Are these "Lifeline" batteries the ideal leisure solution, but at a price?
THEY CAN BE LEFT IN A FULLY DISCHARGED STATE FOR 30 DAYS WITH NO DAMAGE!
This is from the UK distributors website

Power-Store.com

Recharges 30% faster than standard batteries 
ZERO Battery Maintenance 
Ability to provide high current instantaneously makes Lifeline ideal for use with DC to AC power inverters, winches and other high draw appliances 
Flat discharge curve means that Lifeline provides a constant voltage for longer - making your appliance's lives easier 
Superior vibration, shock and temperature resistance 
Super thick plates for long life 
Can be mounted in any orientation - even upside down 
AIR TRANSPORTABLE - Classed as non-hazardous goods 
UNIQUE FIVE YEAR POWER-STORE WARRANTY

Will be interested to hear from anyone forking out for one.

Kev


----------



## cabby (May 14, 2005)

Yes so will I. 8O 8O does this mean that I will only need just the one battery of 110Amps.instead of two then. that would mean a saving of approx £80. :roll: :roll: 

cabby


----------



## DABurleigh (May 9, 2005)

The only advantage to me seems payload, and you'll pay dearly per kilo you buy 

Dave


----------



## cater_racer (May 1, 2005)

I've got two of these in my Autocruise, 110AH each, mounted on their sides under the floor.

I'm not sure if they are "value for money", but I've never run out of power or had them fully discharged yet. 

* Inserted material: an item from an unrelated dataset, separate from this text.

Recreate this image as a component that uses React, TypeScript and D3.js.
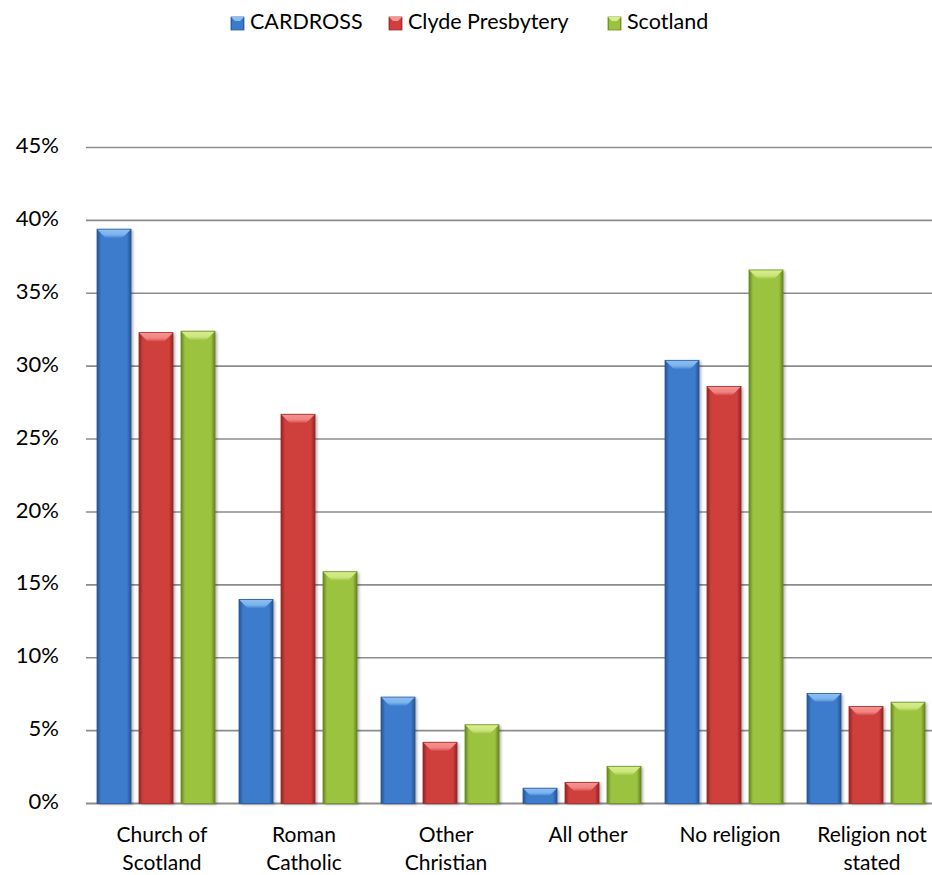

We'll see how long they last.


----------



## cabby (May 14, 2005)

Ah, now thats why those vans cost so much then. :lol: :lol: :lol: 
do please keep us updated on those batteries, although have only just had mine replaced under warranty I shall give them a consideration.

cabby


----------



## olley (May 1, 2005)

A "Lifetime" guarantee is generally 10 years, my 3 wet cell 190ah cost £90 each, and will hopefully last 5 years, at over £600 each for an equivalent, I can't see me buying them.

Olley


----------



## cater_racer (May 1, 2005)

olley said:


> A "Lifetime" guarantee is generally 10 years, my 3 wet cell 190ah cost £90 each, and will hopefully last 5 years, at over £600 each for an equivalent, I can't see me buying them.
> 
> Olley


Mine are marked up 10 year g'tee.

I'll let you know if they make it  (apart from Cabby who thinks its funny)


----------